VCN – The upgrade of the market is always the target of Vietnam’s stock market to clear the capital flow and move closer to international standards. In the future, Vietnam will continue to overcome the “obstacles” with specific solutions and actions to step into the list of emerging markets soon.
|It is expected that Vietnam stock market will soon be upgraded to emerging markets. Source: Internet|
Although it has operated for 20 years, until now, Vietnam stock market is still a frontier market. In the end of September 2018, Vietnam stock market was put into the list for considering to upgrade by FTSE Russell – a global provider of stock market indexes located in London. This set many expectations because the operation of Vietnam’s stock market is influenced by foreign investors with more than 20% of total assets in the market and about 14% of transaction value of this sector. Therefore, the transactions of foreign investors would cause a huge impact on transactions as well as the psychology of domestic investors. In that context, the process of upgrading would help improve many conditions on the investment environment, helping Vietnam’s stock market to develop and step more closer to international standards, bringing benefits for all investors as well as listed enterprises in the long run.
However, recently, in the Global Market Accessibility Review on June 2020 announced by MSCI, no country was put in the list of monitoring for upgrading from frontier market (FM) to emerging market (EM). Regarding Vietnam, there was no improvement in the global market accessibility review of MSCI compared to 2019.
According to MSCI, companies in some sectors and industries were still limited in terms of foreign ownership and the rate of foreign capital ownership was still a difficulty in many sectors and shares. For the equality rights of foreign investors, many companies have not met the requirement of bilingual information. Besides that, the rights of foreign investors were limited due to the regulation limiting foreign ownership for the total proportion of foreign ownership and ownership of each investor.
For the level of freedom in the foreign exchange market, there were still limitations when there was no currency trading market in a foreign country. There was only a small adjustment of the clearing when MSCI deleted the sentence "there is no official clearing house and Vietnam Securities Depository Center (VSD) plays the role of clearing".
According to Nguyen The Minh, Analytical Director of Yuanta Vietnam Securities, in 2018-2019, Vietnam encountered many difficulties in the market while the process of equitisation of State-owned enterprises was too slow. Therefore, MSCI has not considered upgrading Vietnam’s stock market in the period of 2020. Besides that, the situation of the Covid-19 pandemic posed great risks for the global stock market in general and Vietnam's stock market in particular, so the consideration for upgrading Vietnam's stock market might be delayed this year.
According to many experts, despite meeting quantitative criteria, Vietnam's stock market has not met qualitative criteria such as a lack of market openness to foreign investors and limits in the equality rights of foreign investors (expressed mainly through the limit of foreign ownership).
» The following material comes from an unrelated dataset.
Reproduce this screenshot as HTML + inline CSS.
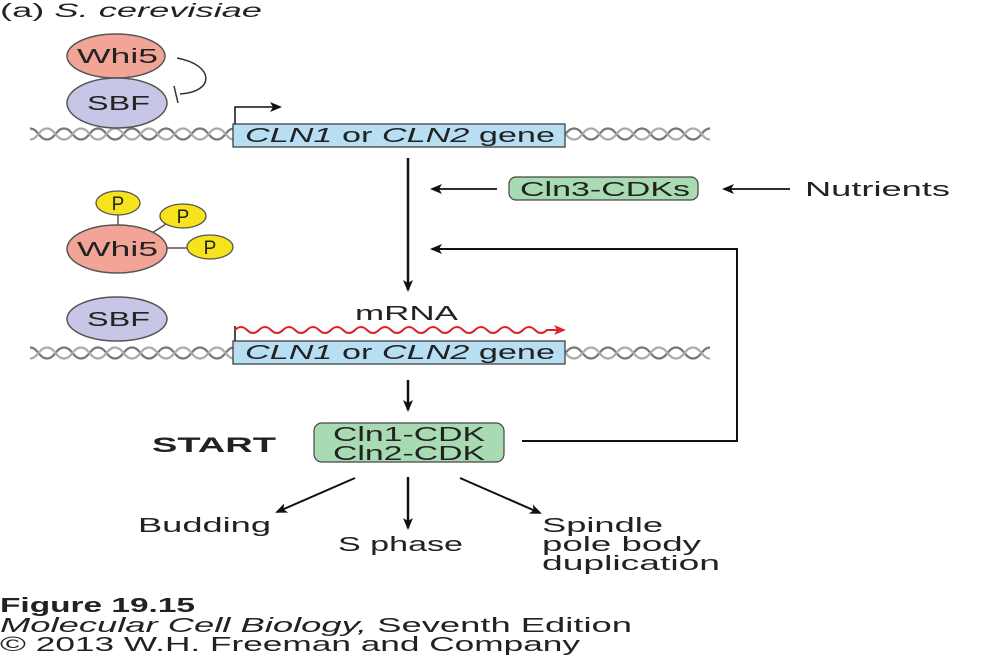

It could not be denied that management authorities have made great efforts in changing management functions, increasing transparency and fairness for the stock market as well as creating the most favourable conditions for investors. The evidence is that the State Securities Commission is rushing to complete the legal framework and the main task is to complete the guidance documents of the Securities Law 2019 in the direction of solving current problems with the Enterprise Law and Investment Law; improving the competence of management agencies in the management, supervision and handling of violations in the market; improving quality of corporate management; information disclosure; creating a mechanism to handle inefficient securities companies and promoting the development of securities organisations.
This agency also added a mechanism to protect investors, diversifying and improving the quality of goods in the market (raising conditions for offering securities to the public, managing and preventing the circumvention of the law through private offering); supplement the principle of applying financial statements in accordance with international standards and the issue of information disclosure in English.
According to VNDirect Securities Company, in the process of upgrading to an emerging stock market, the issue of room for foreign investors plays an important role. The market expected that the 2019 Securities Law that would take effect from the beginning of 2021 and would open the upgrade door for Vietnam's stock market, when most public enterprises were not in the list if conditional business (or according to international law, there is a regulation on foreign ownership rate) would loosen room “automatically” to 100%.
In addition, the amended Enterprise Law has added a tool of non-voting depositary receipt (NVDR), foreign investors could access stocks out of room, contributing to solving the room problem in the upgrade of Vietnam’s stock market. Specifically, under the new law, the definition of securities including the supplement of depository receipt (DR) and provisions on non-voting depositary receipt (NVDR) would be specified. This was good news for businesses that have not been able to loosen foreign room as their business operation were in conditional business lines. Foreign investors would not be limited in ownership of NVDRs in those enterprises. This would attract more foreign capital into Vietnam’s stock market.
The changes in these laws would contribute to removing current barriers to the process of upgrading Vietnam's stock market, especially the limitation of foreign ownership and equality rights of foreign investors.